___ Data lines

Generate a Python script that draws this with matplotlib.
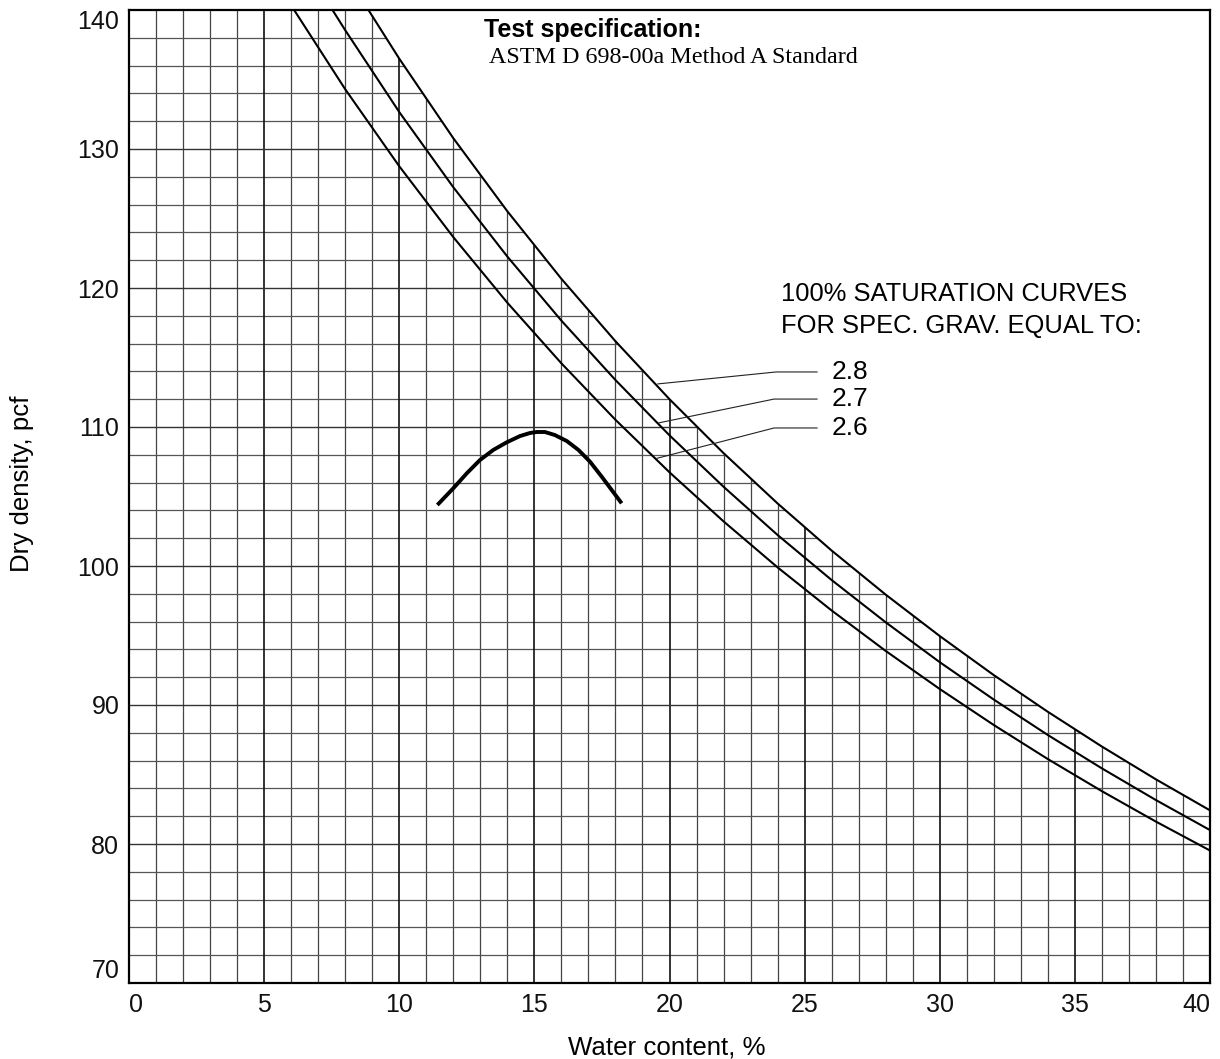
import matplotlib
matplotlib.use("Agg")
import matplotlib.pyplot as plt
from matplotlib.patches import Polygon

plt.rcParams['font.family'] = ['Liberation Sans', 'DejaVu Sans']

# 100% saturation curves (water content %, dry density pcf)
w_28 = [8.86, 10, 12, 14, 16, 18, 20, 22, 24, 26, 28, 30, 32, 34, 36, 38, 40]
d_28 = [140.0, 136.50, 130.78, 125.52, 120.66, 116.17, 112.00, 108.12, 104.50,
        101.11, 97.94, 94.96, 92.15, 89.51, 87.01, 84.65, 82.42]
w_27 = [7.53, 8, 10, 12, 14, 16, 18, 20, 22, 24, 26, 28, 30, 32, 34, 36, 38, 40]
d_27 = [140.0, 138.55, 132.66, 127.25, 122.26, 117.65, 113.38, 109.40, 105.70,
        102.23, 98.99, 95.95, 93.08, 90.39, 87.84, 85.44, 83.16, 81.00]
w_26 = [6.11, 8, 10, 12, 14, 16, 18, 20, 22, 24, 26, 28, 30, 32, 34, 36, 38, 40]
d_26 = [140.0, 134.30, 128.76, 123.66, 118.94, 114.58, 110.52, 106.74, 103.21,
        99.90, 96.80, 93.89, 91.15, 88.56, 86.11, 83.80, 81.61, 79.53]

# compaction curve
w_comp = [11.41, 12.00, 12.50, 12.99, 13.48, 13.98, 14.47, 14.84, 15.09, 15.39,
          15.76, 16.20, 16.63, 17.06, 17.49, 17.86, 18.23]
d_comp = [104.39, 105.59, 106.67, 107.63, 108.35, 108.90, 109.35, 109.57, 109.64,
          109.64, 109.42, 108.99, 108.35, 107.50, 106.43, 105.47, 104.51]

# leader lines: curve point, bend, end
gs_labels = ["2.8", "2.7", "2.6"]
lead_x = [[19.57, 23.95, 25.46], [19.61, 23.87, 25.46], [19.54, 23.87, 25.46]]
lead_y = [[113.1, 113.96, 113.96], [110.3, 112.01, 112.01], [107.75, 109.93, 109.93]]

xticks = [0, 5, 10, 15, 20, 25, 30, 35, 40]
yticks = [70, 80, 90, 100, 110, 120, 130, 140]
x_grid = list(range(1, 40))
y_grid = list(range(72, 140, 2))

fig = plt.figure(figsize=(12.2, 10.59), dpi=100)
ax = fig.add_axes([129 / 1220, 1 - 983 / 1059, 1081 / 1220, 973 / 1059])

ax.set_xlim(0, 40)
ax.set_ylim(70, 140)
ax.set_xticks(xticks)
ax.set_yticks(yticks)
ax.tick_params(which='both', length=0, labelsize=18, pad=7, colors='#111111')
for s in ax.spines.values():
    s.set_linewidth(1.6)

xl = ax.get_xticklabels()
xl[0].set_ha('left')
xl[-1].set_ha('right')
yl = ax.get_yticklabels()
yl[0].set_va('bottom')
yl[-1].set_va('top')

# grid only under the 2.8 curve
area = [(0, 70), (0, 140)] + list(zip(w_28, d_28)) + [(40, 70)]
clip = Polygon(area, closed=True, transform=ax.transData, fc='none', ec='none')
ax.add_patch(clip)

vmaj = [x for x in x_grid if x % 5 == 0]
vmin = [x for x in x_grid if x % 5 != 0]
hmaj = [y for y in y_grid if y % 10 == 0]
hmin = [y for y in y_grid if y % 10 != 0]
for lc in [ax.vlines(vmin, 70, 140, color='#444444', lw=0.9),
           ax.hlines(hmin, 0, 40, color='#555555', lw=0.9),
           ax.vlines(vmaj, 70, 140, color='#111111', lw=1.2),
           ax.hlines(hmaj, 0, 40, color='#333333', lw=1.0)]:
    lc.set_clip_path(clip)

kw = dict(color='black', lw=1.5)
ax.plot(w_28, d_28, **kw)
ax.plot(w_27, d_27, **kw)
ax.plot(w_26, d_26, **kw)
ax.plot(w_comp, d_comp, color='black', lw=2.8, solid_capstyle='butt',
        solid_joinstyle='round')

for lab, lx, ly in zip(gs_labels, lead_x, lead_y):
    ax.plot(lx, ly, color='#222222', lw=0.8)
    ax.text(26.0, ly[-1], lab, fontsize=19, va='center', ha='left')

ax.text(13.14, 138.08, "Test specification:", fontsize=18, fontweight='bold',
        va='baseline')
ax.text(13.32, 136.17, "ASTM D 698-00a Method A Standard", fontsize=17.4,
        family=['Liberation Serif', 'DejaVu Serif'], va='baseline')
ax.text(24.13, 119.06, "100% SATURATION CURVES", fontsize=18.4, va='baseline')
ax.text(24.13, 116.76, "FOR SPEC. GRAV. EQUAL TO:", fontsize=18.4, va='baseline')

fig.text(667 / 1220, 1 - 1054 / 1059, "Water content, %", fontsize=18.6,
         ha='center', va='baseline')
fig.text(22 / 1220, 1 - 484 / 1059, "Dry density, pcf", fontsize=18.6,
         rotation=90, ha='center', va='center')

fig.savefig("out.png", dpi=100)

______

#### [Stated task]
Copy nothing but the lines from the first one in the listing through the line with "plt.rcParams['font.family'] = ['Liberation", and omit the pictures.

#### [Response]
Generate a Python script that draws this with matplotlib.
import matplotlib
matplotlib.use("Agg")
import matplotlib.pyplot as plt
from matplotlib.patches import Polygon

plt.rcParams['font.family'] = ['Liberation Sans', 'DejaVu Sans']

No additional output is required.